Dinesh Karthik looked extremely jittery at the crease, perhaps betraying some worrying nerves. While competition in the form of Parthiv Patel's improved form in domestic cricket and Mahendra Singh Dhoni is always healthy, it looked as if Karthik was under a good deal of pressure - but given the situation he came out to bat in, very understandable.

And of course, a mention for the big milestone - Tendulkar's 10000th run. It's a testament to his class and ability that he's scored as many as he already has... and he's just 31. Steve Waugh played until he was 38, Alec Stewart until the ripe old age of 40. If the mind and body are both willing, god only knows what the maestro from Mumbai might achieve.


Day 2:

The big question had been if the tail could stand up when it mattered. A few 'boy on the burning bridge' contributions against Australia were good for some degree of face-saving, but with a competitive total needed, could they perform? Karthik got run out in a dreadful mix up, Balaji bowled by a quicker one from Afridi and Pathan beaten once again by Kaneria - but thankfully, some fireworks from Bhajji and Kumble took India beyond the 400 mark. Given that the score had been 278/2 the previous evening, a disappointing final score to say the least.

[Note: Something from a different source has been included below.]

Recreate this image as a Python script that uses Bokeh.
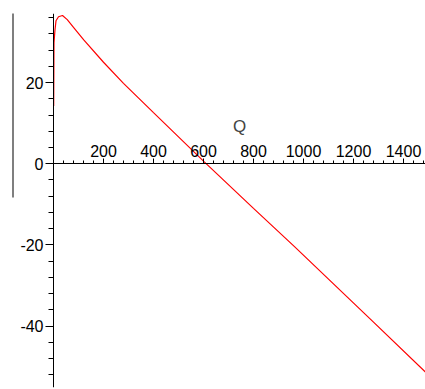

And what went through match referee BC Broad's mind when Balaji lost his off stump? Broad recently had reported Muralitharan, Shoaib Malik and Harbhajan for having suspect actions - and with two of the three bowlers having been vindicated of chucking, Broad might have been thinking twice about reporting what looked like a number of blatant chucks from Afridi. Let's hope he sticks by his convictions, as Afridi's action looked ugly and a kink in the elbow seemed visible on replays of the quicker one.

More butter-fingers on display in the field. And dives either missing the ball, or going over it. India looked like geriatrics out there at points - Younis Khan and Yousuf Youhana in particular, looked superb running between the wickets, consistently picking up singles that an Aussie, Kiwi or South African fielding unit may have stopped. Meanwhile, India's two best fielders were sitting on their rear ends and following the game from elsewhere.

While the wicket had shown a few demons the previous evening, with Kaneria getting sharp turn and bounce, and Razzaq reverse swinging the old ball superbly, India's bowlers looked club-class at times. Pathan's fitness is a worry - he rarely clocked over 130 kmh, and wasn't swinging the old or new ball a fraction as much as he had been moving it a few months ago. Kumble looked a ghost of the bowler who had taken 74 wickets last year, and Bhajji was misused and never given a long spell to settle into a rhythm.

Even then, outstanding batting by Youhana and Younis - particularly from the latter under huge pressure for his place in the side. India's lead has already been whittled down to a mere 134, and a major first innings deficit looks more than likely. With both Youhana and Younis Khan looking in fine form, and Inzamam, Kamal, Razzaq and Akmal to follow - India might be in for a day of leather hunting. Unless we see a miraculous performance in the first session tomorrow, India will need to bat out of their skins to keep the game on an even keel with a Pakistan side that's looked hungrier and more desperate to dominate this series than their counterparts.